Weird Flex But OK

It’s been two months since I fitted my Artisanal Singlespeed with some fancy bamboo bars, and since I rode it today I figured I’d put on my semi-professional blogging pants and give you an update:

When it comes to non-traditional handlebar materials, the first consideration is, “Will it break?,” and I’m pleased to report that so far it has not. Also, this sort of thing is subjective, but I do happen to think the bar is quite aesthetically pleasing, and it certainly turns heads–at least of the deer variety:

That’s a genuine Bronx deer, by the way. It’s downright bucolic up here, I don’t know how people in Brooklyn even manage.

Apart from aesthetics and novelty factor, the whole point of this bar is that it has “natural flex” for comfort, and it is indeed extremely comfortable. In fact, I daresay it is downright sumptuous, and like a pair of orthopedic shoes it’s helping me continue to enjoy this completely age-inappropriate bike even as I begin to tickle the undercarriage of 50:

At the same time, as much as I like it, it’s hard to imagine that I’d have paid $250 for it:

That’s not an indictment of the product, by the way; frankly, I can’t imagine myself paying $250 for any handlebar.

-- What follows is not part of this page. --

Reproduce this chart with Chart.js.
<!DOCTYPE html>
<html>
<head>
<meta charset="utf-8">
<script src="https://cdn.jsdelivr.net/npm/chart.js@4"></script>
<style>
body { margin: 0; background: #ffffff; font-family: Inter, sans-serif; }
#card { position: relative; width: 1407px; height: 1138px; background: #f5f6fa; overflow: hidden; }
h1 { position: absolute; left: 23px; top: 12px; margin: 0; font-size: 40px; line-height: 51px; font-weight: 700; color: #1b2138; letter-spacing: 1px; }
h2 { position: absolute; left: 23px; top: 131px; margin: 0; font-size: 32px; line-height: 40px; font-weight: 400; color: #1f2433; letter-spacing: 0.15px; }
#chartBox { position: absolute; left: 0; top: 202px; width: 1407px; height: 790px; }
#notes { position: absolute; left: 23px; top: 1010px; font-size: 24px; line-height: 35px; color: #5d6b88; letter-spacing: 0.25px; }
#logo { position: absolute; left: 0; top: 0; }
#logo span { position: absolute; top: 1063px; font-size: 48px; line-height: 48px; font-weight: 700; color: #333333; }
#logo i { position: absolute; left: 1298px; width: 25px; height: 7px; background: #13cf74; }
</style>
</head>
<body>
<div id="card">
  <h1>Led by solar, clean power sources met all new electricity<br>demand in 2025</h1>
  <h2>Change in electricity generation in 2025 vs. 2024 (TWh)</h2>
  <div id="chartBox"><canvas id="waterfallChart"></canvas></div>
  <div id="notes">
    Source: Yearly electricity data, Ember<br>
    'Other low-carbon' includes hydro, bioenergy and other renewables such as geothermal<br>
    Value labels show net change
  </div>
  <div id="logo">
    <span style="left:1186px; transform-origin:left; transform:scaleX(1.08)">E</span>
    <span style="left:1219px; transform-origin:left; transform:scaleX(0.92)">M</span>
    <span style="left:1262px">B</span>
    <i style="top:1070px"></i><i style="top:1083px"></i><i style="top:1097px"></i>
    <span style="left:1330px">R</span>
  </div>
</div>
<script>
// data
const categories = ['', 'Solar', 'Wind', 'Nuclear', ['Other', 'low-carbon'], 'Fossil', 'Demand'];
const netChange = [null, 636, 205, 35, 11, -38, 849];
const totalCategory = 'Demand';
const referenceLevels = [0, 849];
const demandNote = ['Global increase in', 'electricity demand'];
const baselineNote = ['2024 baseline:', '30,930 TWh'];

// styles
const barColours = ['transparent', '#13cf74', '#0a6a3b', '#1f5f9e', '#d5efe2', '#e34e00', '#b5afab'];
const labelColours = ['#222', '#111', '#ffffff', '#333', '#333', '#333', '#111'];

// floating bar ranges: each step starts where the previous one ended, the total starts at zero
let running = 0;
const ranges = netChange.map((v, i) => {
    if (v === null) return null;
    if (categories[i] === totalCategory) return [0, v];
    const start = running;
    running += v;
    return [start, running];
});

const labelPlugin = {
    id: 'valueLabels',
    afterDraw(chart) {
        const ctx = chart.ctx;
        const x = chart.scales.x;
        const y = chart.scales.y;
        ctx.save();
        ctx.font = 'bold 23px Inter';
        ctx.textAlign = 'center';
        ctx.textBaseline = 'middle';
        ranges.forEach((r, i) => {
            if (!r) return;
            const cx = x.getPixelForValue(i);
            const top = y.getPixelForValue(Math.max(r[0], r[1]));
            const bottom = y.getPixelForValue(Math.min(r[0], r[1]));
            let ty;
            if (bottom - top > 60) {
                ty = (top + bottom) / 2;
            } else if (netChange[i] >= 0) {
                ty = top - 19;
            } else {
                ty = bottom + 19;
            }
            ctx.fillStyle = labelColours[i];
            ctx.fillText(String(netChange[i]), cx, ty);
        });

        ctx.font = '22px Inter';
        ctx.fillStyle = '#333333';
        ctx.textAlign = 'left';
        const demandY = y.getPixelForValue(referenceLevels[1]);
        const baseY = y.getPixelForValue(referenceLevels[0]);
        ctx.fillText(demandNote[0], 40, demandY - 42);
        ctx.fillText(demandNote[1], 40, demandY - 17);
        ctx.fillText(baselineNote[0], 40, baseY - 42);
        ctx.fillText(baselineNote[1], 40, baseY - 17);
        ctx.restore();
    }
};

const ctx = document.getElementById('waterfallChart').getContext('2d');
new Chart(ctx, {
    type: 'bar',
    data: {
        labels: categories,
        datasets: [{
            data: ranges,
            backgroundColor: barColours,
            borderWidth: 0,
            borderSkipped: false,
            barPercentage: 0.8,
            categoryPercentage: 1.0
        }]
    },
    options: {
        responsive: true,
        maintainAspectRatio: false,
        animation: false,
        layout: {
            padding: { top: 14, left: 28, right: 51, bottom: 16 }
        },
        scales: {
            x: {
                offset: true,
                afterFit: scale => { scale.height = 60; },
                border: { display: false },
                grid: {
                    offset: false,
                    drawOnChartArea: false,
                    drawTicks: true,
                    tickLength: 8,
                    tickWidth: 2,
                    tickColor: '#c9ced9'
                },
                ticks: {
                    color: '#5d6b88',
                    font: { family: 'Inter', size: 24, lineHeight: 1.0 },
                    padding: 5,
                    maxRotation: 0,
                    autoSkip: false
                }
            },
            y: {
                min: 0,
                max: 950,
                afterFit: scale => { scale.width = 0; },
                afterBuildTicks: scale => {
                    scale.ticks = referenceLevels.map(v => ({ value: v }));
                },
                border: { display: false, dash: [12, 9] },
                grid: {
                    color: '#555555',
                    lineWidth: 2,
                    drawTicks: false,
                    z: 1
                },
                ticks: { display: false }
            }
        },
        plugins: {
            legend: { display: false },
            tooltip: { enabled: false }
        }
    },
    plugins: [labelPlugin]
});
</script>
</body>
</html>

This is because I’m stuck in the pre-crabon era, and stuff like handlebars that cost more than $200 and wheels that cost more than $2,000 dollars seems wildly decadent to me, even though for lots of people that’s totally normal.

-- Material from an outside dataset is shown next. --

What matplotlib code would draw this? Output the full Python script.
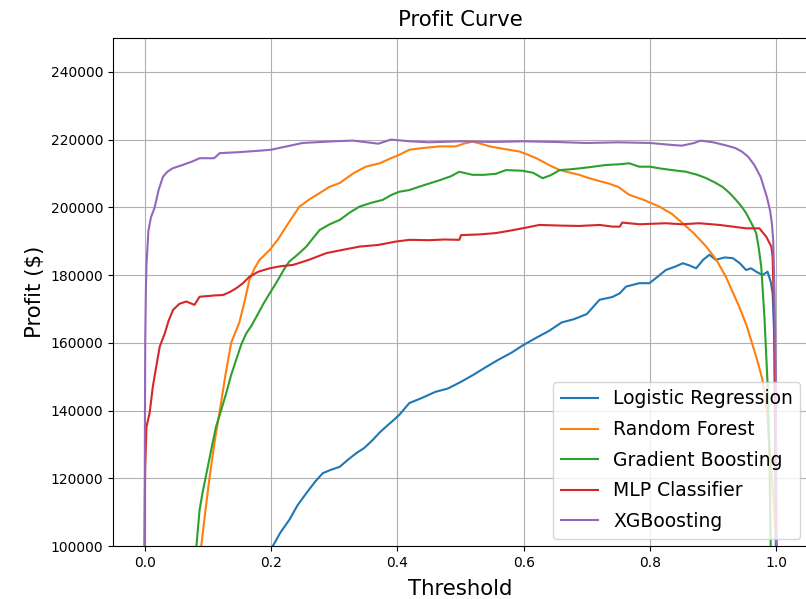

But setting aside my own hangups, let’s just say you want to seriously soften up your cockpit. (It’s ironic that as we age we need to soften up our bikes’ cockpits yet stiffen our own.) What other gimmickry solutions are out there, and is the Passchier a good deal or not? Well, I hopped into the cockpit of a popular search engine and did a little window shopping to find out.

One way to go is the Flexx Enduro:

As Passchier explains, their bar is not designed for full-on, testicles-out, shreddy-Freddy bro-ballin’. The Flexx Enduro most decidedly is. Indeed, it’s meant for people who “Rice or Die:”

At least I’m pretty sure that’s what it says.

Obviously then if you’re the sort of person who wears cargo shants and carries your bike with the front wheel hanging over the tailgate of your pickup truck then you’re going to go with the Flex Enduro. On the other hand, at $324.99 it’s more expensive than the bamboo. Furthermore, as a rider who will always opt for rice over dying I’m more than willing to risk unlikely bamboo bar failure on my adrenaline-free trail rides than I am to put hinged handlebars on my bike. So while I still think the Passchier is expensive, this at least helps put it in perspective.

Of course, anyone who’s spent more than five minutes on Reddit knows that if you want to smooth out your ride you’re supposed to use crabon handlebars, and according to some test I saw somewhere the most “vertically compliant” mountain bike handlebar is this one:

I have no idea if this is as plush as the bamboo bar. However, it is $100 cheaper, and it’s an actual mountain bike bar, so presumably you can beat the hell out of it worry-free. Assuming it’s comparable in terms of flex, you’d have to either really like the aesthetics and novelty factor of the bamboo bar to choose it over this, or else you’d reeeally have to have something against crabon–like some deep-seated resentment that defies all reason. As it happens, I do have a deep-seated resentment of crabon that defies all reason, though even I have to acknowledge it makes absolutely no sense to choose a bamboo bar over this for a mountain bike.

But what if you don’t want to mess with your bars at all in order to smooth out your rigid bike? Well, there’s the hypnotically phallic Redshift suspension stem for $169.99:

I’d pay the extra $80 for the Passchier not to have that thing on my bike. In fact, I’d pay $80 not to have that on my bike even if I didn’t get a pair of handlebars out of it. “Here’s $80, just get that thing away from me!,” I’d scream.

Same thing goes for the Lauf fork:

They seem popular and I have no doubt they work as advertised, but when I look at it I feel the same way I do when I see people hitting their kids on the subway.

So that just leaves these suspension hubs…:

…which obviously nobody in their right mind is ever going to use:

Not because of the design, but because they cost $7,000.

Anyway, what I’ve come to appreciate since taking delivery of my A. Homer Hilsen is that the real key to a smooth-riding cockpit is a threaded stem with some extension paired with non-oversized everything. However, if you’ve got a racier bike that was initially built for stiffness, then a pair of boutique bamboo handlebars isn’t the craziest thing in the world–especially if you’re going for elegance over maximum strength. As for me, I’m subjecting it to plenty of roots and rocks, and it probably would have been foolish to actually buy this bar for this bike, but I doubt I’m pushing them too far past what they’re able to handle.

At this point in my life it’s my body that’s the limiting factor.